Who knows whether cinema will recover fully? Tom Cruise’s Top Gun reprise — the equivalent of a 1980s rock band touring with its old album hits — should help. It took $124mn in its first three days. Cruise aside, the industry seems less driven by individual film stars now and more by franchises such as Marvel or Star Wars. These can still pull in the crowds and make huge profits when they work, but backing new ones is risky. Studios may prefer to tell a story over 10 episodes streamed on TV with a film spin-off if successful.
Streaming can deliver an audience of 1.3bn, according to the MPA — much bigger than that for western cinemas. This explains why the big film studios have tied themselves to streaming services, or launched their own; and why they are creating so much “content” for them.
In an environment where streaming has increased our appetite for such material, you might imagine producers should enjoy bumper profits. Pah! Owning Netflix — down 50 per cent in the past three months — has been our worst decision of the year. We only had a small holding; it is even smaller now. I am still optimistic about the company’s future, but not enough to double down and buy more yet.
This is a sector full of challenges. The obvious one is competition. This month Paramount Global (formerly trading as Viacom) launches its Paramount Plus service in the UK. It is up against Amazon Prime Video, Disney+, Sky/Now TV, Netflix, Apple TV and more. Each can throw so much money at winning subscribers that returns for shareholders are low until a winner emerges. The issues go deeper still.
Disney was always one of the best at maximising returns from a good movie. Pirates of the Caribbean was filmed because it made for a great ride at Disney’s parks. But as Disney builds its Disney+ streaming platform, it needs to reach beyond the young family audience at the heart of its culture. This explains its production of Pam & Tommy and Dopesick. Let’s just say neither is appropriate material for a family theme park experience. This may undermine Disney’s profitability.
Netflix is only just beginning to leverage off its successes with gaming and merchandise spin-offs. But it does not have the cultural tension of Disney. It has the data to know which shows its core subscribers watch and which are a waste of money. This should enable it to target investment more effectively and support profits, even if the platform loses more subscribers. There are further steps it can take to improve profitability — and not just by stopping the culture secretary and the rest of us from sharing passwords.
Time Warner has suffered from disastrous mismanagement but has now been merged with the Discovery channel to become Warner Bros Discovery, with its content distributed through the HBO Max platform. This will arrive in the UK in 2025, but how many of us will have the capacity for yet another service?
Apple and Amazon can imitate Netflix as programme makers, buyers and commissioners — but that does not make them media companies. It is certainly not the main reason for owning their shares (we do own Amazon, but it sits within our “Online Services” theme).
Though I see no screaming buys in this sector, screen time is one of our biggest themes, representing 12 per cent of our portfolios. Netflix may have hurt us, but other holdings, in telecom companies, have done well in the past three months. Singapore Telecom is up 3 per cent, KPN up 7 per cent, Nippon TT up 11 per cent and AT&T up 17 per cent.
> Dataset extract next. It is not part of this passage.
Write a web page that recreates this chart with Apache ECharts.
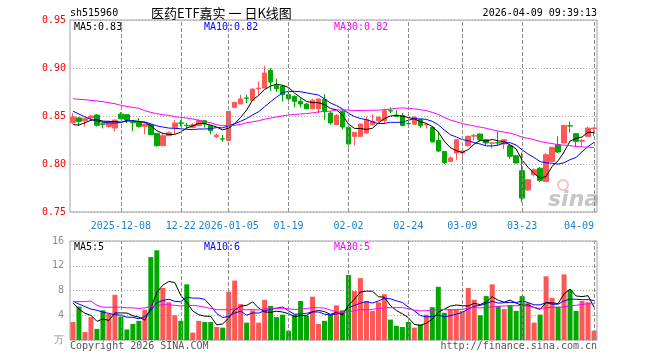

In other words, where we have made money, it has been not from content providers but from the companies on which we all depend to access that content. The lessons? Disruptive sectors can be volatile and may yield disappointing profits despite their rapid growth. Strong competition compresses margins.
If you cannot see a way to prosper from investing in the glamorous players garnering the headlines, check out the companies they rely on. The money may be in the mundane.
Simon Edelsten is co-manager of the Mid Wynd International Investment Trust and the Artemis Global Select fund.